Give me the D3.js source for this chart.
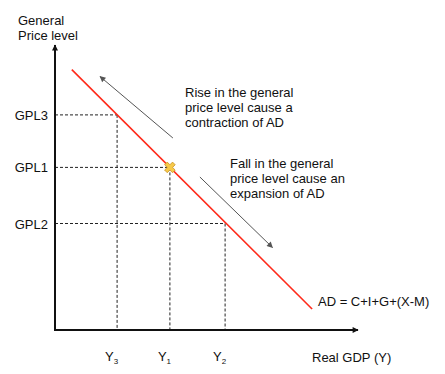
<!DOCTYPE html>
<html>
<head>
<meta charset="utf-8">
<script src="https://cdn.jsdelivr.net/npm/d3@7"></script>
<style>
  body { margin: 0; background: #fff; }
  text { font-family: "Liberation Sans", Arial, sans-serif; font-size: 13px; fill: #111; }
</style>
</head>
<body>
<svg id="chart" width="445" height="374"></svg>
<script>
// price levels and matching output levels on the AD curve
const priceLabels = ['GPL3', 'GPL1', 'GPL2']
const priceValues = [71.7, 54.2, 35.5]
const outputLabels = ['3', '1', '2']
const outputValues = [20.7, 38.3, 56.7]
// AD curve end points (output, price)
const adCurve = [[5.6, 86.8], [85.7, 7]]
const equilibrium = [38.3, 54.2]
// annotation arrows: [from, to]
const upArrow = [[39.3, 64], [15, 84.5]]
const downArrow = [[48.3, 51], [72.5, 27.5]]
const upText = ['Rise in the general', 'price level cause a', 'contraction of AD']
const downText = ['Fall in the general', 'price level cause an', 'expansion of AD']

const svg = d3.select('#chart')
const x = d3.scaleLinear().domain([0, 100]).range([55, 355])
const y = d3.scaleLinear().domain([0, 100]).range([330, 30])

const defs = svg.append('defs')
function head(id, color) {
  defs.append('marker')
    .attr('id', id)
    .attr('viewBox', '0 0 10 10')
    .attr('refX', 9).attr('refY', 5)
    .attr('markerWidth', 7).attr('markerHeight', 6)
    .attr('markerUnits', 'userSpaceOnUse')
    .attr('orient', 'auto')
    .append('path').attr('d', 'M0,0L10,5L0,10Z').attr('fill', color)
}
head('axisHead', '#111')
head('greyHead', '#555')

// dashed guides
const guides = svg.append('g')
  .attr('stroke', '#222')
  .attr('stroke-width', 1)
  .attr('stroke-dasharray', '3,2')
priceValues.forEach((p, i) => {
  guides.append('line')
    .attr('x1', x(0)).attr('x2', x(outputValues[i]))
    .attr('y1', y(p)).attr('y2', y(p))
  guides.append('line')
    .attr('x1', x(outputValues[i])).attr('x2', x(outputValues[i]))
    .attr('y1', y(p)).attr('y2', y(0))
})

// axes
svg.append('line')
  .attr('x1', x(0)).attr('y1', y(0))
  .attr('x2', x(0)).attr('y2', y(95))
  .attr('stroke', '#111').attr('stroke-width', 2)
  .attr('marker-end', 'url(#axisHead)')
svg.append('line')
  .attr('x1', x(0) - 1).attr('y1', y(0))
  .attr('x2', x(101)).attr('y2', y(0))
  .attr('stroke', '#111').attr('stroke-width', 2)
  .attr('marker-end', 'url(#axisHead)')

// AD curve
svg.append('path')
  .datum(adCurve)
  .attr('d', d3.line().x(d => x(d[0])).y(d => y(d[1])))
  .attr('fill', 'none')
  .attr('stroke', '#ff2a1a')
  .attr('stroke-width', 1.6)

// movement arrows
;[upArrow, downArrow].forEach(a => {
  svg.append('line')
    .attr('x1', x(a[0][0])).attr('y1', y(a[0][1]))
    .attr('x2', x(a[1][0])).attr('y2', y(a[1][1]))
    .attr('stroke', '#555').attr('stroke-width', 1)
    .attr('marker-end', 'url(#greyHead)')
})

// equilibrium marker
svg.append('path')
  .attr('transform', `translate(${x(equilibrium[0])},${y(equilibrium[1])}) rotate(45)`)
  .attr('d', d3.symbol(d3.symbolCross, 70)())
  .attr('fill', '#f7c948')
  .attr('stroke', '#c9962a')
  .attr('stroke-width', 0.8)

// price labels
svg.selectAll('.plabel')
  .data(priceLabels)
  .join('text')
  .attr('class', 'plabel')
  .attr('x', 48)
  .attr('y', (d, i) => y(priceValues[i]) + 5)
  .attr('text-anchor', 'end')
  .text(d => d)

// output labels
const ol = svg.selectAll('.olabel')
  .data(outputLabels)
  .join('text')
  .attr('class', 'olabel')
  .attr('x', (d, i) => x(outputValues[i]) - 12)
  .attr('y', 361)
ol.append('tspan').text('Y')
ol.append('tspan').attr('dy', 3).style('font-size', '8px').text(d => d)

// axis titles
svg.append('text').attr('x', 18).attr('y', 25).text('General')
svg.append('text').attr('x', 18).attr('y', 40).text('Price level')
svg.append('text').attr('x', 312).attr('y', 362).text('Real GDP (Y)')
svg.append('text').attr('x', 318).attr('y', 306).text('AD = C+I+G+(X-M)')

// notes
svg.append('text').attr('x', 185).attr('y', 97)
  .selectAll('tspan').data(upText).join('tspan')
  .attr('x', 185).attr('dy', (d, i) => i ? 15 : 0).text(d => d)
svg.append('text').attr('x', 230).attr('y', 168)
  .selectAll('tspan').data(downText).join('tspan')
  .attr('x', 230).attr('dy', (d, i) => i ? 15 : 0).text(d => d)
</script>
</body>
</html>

--- Request ---
Give every line above again exactly, with no pictures.

--- Written answer ---
Give me the D3.js source for this chart.
<!DOCTYPE html>
<html>
<head>
<meta charset="utf-8">
<script src="https://cdn.jsdelivr.net/npm/d3@7"></script>
<style>
  body { margin: 0; background: #fff; }
  text { font-family: "Liberation Sans", Arial, sans-serif; font-size: 13px; fill: #111; }
</style>
</head>
<body>
<svg id="chart" width="445" height="374"></svg>
<script>
// price levels and matching output levels on the AD curve
const priceLabels = ['GPL3', 'GPL1', 'GPL2']
const priceValues = [71.7, 54.2, 35.5]
const outputLabels = ['3', '1', '2']
const outputValues = [20.7, 38.3, 56.7]
// AD curve end points (output, price)
const adCurve = [[5.6, 86.8], [85.7, 7]]
const equilibrium = [38.3, 54.2]
// annotation arrows: [from, to]
const upArrow = [[39.3, 64], [15, 84.5]]
const downArrow = [[48.3, 51], [72.5, 27.5]]
const upText = ['Rise in the general', 'price level cause a', 'contraction of AD']
const downText = ['Fall in the general', 'price level cause an', 'expansion of AD']

const svg = d3.select('#chart')
const x = d3.scaleLinear().domain([0, 100]).range([55, 355])
const y = d3.scaleLinear().domain([0, 100]).range([330, 30])

const defs = svg.append('defs')
function head(id, color) {
  defs.append('marker')
    .attr('id', id)
    .attr('viewBox', '0 0 10 10')
    .attr('refX', 9).attr('refY', 5)
    .attr('markerWidth', 7).attr('markerHeight', 6)
    .attr('markerUnits', 'userSpaceOnUse')
    .attr('orient', 'auto')
    .append('path').attr('d', 'M0,0L10,5L0,10Z').attr('fill', color)
}
head('axisHead', '#111')
head('greyHead', '#555')

// dashed guides
const guides = svg.append('g')
  .attr('stroke', '#222')
  .attr('stroke-width', 1)
  .attr('stroke-dasharray', '3,2')
priceValues.forEach((p, i) => {
  guides.append('line')
    .attr('x1', x(0)).attr('x2', x(outputValues[i]))
    .attr('y1', y(p)).attr('y2', y(p))
  guides.append('line')
    .attr('x1', x(outputValues[i])).attr('x2', x(outputValues[i]))
    .attr('y1', y(p)).attr('y2', y(0))
})

// axes
svg.append('line')
  .attr('x1', x(0)).attr('y1', y(0))
  .attr('x2', x(0)).attr('y2', y(95))
  .attr('stroke', '#111').attr('stroke-width', 2)
  .attr('marker-end', 'url(#axisHead)')
svg.append('line')
  .attr('x1', x(0) - 1).attr('y1', y(0))
  .attr('x2', x(101)).attr('y2', y(0))
  .attr('stroke', '#111').attr('stroke-width', 2)
  .attr('marker-end', 'url(#axisHead)')

// AD curve
svg.append('path')
  .datum(adCurve)
  .attr('d', d3.line().x(d => x(d[0])).y(d => y(d[1])))
  .attr('fill', 'none')
  .attr('stroke', '#ff2a1a')
  .attr('stroke-width', 1.6)

// movement arrows
;[upArrow, downArrow].forEach(a => {
  svg.append('line')
    .attr('x1', x(a[0][0])).attr('y1', y(a[0][1]))
    .attr('x2', x(a[1][0])).attr('y2', y(a[1][1]))
    .attr('stroke', '#555').attr('stroke-width', 1)
    .attr('marker-end', 'url(#greyHead)')
})

// equilibrium marker
svg.append('path')
  .attr('transform', `translate(${x(equilibrium[0])},${y(equilibrium[1])}) rotate(45)`)
  .attr('d', d3.symbol(d3.symbolCross, 70)())
  .attr('fill', '#f7c948')
  .attr('stroke', '#c9962a')
  .attr('stroke-width', 0.8)

// price labels
svg.selectAll('.plabel')
  .data(priceLabels)
  .join('text')
  .attr('class', 'plabel')
  .attr('x', 48)
  .attr('y', (d, i) => y(priceValues[i]) + 5)
  .attr('text-anchor', 'end')
  .text(d => d)

// output labels
const ol = svg.selectAll('.olabel')
  .data(outputLabels)
  .join('text')
  .attr('class', 'olabel')
  .attr('x', (d, i) => x(outputValues[i]) - 12)
  .attr('y', 361)
ol.append('tspan').text('Y')
ol.append('tspan').attr('dy', 3).style('font-size', '8px').text(d => d)

// axis titles
svg.append('text').attr('x', 18).attr('y', 25).text('General')
svg.append('text').attr('x', 18).attr('y', 40).text('Price level')
svg.append('text').attr('x', 312).attr('y', 362).text('Real GDP (Y)')
svg.append('text').attr('x', 318).attr('y', 306).text('AD = C+I+G+(X-M)')

// notes
svg.append('text').attr('x', 185).attr('y', 97)
  .selectAll('tspan').data(upText).join('tspan')
  .attr('x', 185).attr('dy', (d, i) => i ? 15 : 0).text(d => d)
svg.append('text').attr('x', 230).attr('y', 168)
  .selectAll('tspan').data(downText).join('tspan')
  .attr('x', 230).attr('dy', (d, i) => i ? 15 : 0).text(d => d)
</script>
</body>
</html>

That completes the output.